__RAW DATA__.
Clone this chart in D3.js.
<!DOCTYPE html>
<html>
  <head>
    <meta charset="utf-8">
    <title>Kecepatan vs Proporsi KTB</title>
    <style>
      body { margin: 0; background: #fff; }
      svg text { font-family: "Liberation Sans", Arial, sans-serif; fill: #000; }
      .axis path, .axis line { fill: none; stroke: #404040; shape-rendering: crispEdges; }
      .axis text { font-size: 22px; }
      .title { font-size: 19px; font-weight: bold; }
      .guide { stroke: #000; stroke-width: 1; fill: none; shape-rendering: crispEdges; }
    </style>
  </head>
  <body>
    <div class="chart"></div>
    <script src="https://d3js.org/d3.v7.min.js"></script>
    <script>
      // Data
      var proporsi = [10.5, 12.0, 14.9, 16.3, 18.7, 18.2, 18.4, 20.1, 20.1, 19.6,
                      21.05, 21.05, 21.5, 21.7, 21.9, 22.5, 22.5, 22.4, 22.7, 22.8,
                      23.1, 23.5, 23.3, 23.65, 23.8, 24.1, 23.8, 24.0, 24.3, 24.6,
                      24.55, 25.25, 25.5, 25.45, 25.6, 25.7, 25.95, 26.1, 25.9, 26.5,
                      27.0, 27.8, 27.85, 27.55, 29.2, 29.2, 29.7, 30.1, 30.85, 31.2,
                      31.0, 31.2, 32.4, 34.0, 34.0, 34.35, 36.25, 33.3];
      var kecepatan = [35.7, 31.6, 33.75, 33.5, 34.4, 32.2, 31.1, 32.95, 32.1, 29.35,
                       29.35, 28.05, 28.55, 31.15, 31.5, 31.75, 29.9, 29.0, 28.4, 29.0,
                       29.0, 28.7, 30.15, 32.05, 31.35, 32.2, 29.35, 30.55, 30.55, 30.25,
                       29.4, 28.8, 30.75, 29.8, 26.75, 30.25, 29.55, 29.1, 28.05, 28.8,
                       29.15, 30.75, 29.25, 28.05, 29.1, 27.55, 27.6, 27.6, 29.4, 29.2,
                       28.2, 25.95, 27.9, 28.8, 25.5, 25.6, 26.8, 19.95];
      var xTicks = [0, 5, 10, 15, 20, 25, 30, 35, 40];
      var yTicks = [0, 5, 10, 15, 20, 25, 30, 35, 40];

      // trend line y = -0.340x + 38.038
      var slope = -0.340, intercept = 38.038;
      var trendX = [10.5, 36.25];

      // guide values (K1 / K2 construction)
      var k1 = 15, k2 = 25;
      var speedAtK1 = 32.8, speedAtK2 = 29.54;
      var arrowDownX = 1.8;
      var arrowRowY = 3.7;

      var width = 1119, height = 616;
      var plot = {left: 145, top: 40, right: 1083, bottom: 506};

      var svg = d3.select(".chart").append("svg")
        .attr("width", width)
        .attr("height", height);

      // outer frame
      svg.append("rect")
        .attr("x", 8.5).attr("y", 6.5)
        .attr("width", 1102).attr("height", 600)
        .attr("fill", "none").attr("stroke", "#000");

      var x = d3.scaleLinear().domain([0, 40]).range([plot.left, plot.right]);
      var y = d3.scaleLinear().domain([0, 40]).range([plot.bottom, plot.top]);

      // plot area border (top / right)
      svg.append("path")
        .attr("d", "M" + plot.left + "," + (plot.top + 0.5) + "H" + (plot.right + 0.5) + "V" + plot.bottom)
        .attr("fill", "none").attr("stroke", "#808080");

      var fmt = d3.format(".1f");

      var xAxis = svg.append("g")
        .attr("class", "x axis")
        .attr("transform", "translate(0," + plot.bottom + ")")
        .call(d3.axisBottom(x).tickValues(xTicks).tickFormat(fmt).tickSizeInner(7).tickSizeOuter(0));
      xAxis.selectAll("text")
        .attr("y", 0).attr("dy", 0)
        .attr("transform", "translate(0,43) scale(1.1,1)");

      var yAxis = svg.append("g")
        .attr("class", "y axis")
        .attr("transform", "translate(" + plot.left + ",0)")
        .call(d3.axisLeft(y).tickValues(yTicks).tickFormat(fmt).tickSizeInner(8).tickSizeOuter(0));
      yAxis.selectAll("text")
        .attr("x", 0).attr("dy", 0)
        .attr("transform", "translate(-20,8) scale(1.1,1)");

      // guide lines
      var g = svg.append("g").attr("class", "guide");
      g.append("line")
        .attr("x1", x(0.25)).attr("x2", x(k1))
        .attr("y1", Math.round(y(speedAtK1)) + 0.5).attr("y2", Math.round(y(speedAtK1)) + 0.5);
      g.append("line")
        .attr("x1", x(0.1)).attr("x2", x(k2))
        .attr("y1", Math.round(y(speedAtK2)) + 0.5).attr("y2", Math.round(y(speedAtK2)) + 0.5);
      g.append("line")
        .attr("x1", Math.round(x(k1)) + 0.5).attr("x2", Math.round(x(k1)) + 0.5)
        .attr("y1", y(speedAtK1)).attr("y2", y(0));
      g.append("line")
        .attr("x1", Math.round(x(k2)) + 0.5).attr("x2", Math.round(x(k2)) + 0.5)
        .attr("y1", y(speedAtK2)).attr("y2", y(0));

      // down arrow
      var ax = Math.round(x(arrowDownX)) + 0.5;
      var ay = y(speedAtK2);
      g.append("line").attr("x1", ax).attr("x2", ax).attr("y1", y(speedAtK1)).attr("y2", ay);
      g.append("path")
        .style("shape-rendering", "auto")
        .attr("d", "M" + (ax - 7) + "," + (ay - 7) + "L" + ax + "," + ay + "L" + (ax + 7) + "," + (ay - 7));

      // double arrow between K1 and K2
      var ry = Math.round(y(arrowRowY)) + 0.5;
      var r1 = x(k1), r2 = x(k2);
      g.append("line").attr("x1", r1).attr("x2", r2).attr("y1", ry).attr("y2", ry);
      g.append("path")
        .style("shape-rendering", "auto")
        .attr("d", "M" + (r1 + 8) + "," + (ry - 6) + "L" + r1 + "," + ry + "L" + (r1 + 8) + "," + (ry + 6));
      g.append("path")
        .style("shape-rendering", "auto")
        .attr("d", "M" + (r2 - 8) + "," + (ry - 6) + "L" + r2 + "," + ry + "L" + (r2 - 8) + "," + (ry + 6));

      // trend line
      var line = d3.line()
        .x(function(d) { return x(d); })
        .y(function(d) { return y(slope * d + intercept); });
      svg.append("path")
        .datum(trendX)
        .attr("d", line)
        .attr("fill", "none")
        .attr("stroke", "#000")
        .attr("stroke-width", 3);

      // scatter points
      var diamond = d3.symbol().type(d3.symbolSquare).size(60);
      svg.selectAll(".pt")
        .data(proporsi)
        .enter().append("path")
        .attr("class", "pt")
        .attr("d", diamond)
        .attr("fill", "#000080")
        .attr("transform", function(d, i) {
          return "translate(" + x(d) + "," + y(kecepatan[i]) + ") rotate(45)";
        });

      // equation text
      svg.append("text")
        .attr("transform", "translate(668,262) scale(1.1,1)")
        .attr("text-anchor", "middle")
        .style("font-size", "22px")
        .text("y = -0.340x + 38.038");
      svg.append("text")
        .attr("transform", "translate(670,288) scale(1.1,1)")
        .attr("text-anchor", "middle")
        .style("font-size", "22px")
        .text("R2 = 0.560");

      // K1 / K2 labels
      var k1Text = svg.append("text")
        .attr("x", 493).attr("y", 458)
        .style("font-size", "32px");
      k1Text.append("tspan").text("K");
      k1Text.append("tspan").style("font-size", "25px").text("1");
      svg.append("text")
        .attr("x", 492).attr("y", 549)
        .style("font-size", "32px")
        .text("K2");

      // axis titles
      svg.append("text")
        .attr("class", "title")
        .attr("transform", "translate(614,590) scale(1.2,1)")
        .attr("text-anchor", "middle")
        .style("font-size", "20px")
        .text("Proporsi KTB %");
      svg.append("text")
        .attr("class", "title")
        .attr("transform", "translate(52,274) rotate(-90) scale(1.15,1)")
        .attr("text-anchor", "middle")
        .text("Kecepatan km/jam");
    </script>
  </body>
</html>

__PROBLEM__. Using the listing above, return all lines where the word "chart" occurs.

__RESULT OF THE TASK__.
Clone this chart in D3.js.
    <div class="chart"></div>
      var svg = d3.select(".chart").append("svg")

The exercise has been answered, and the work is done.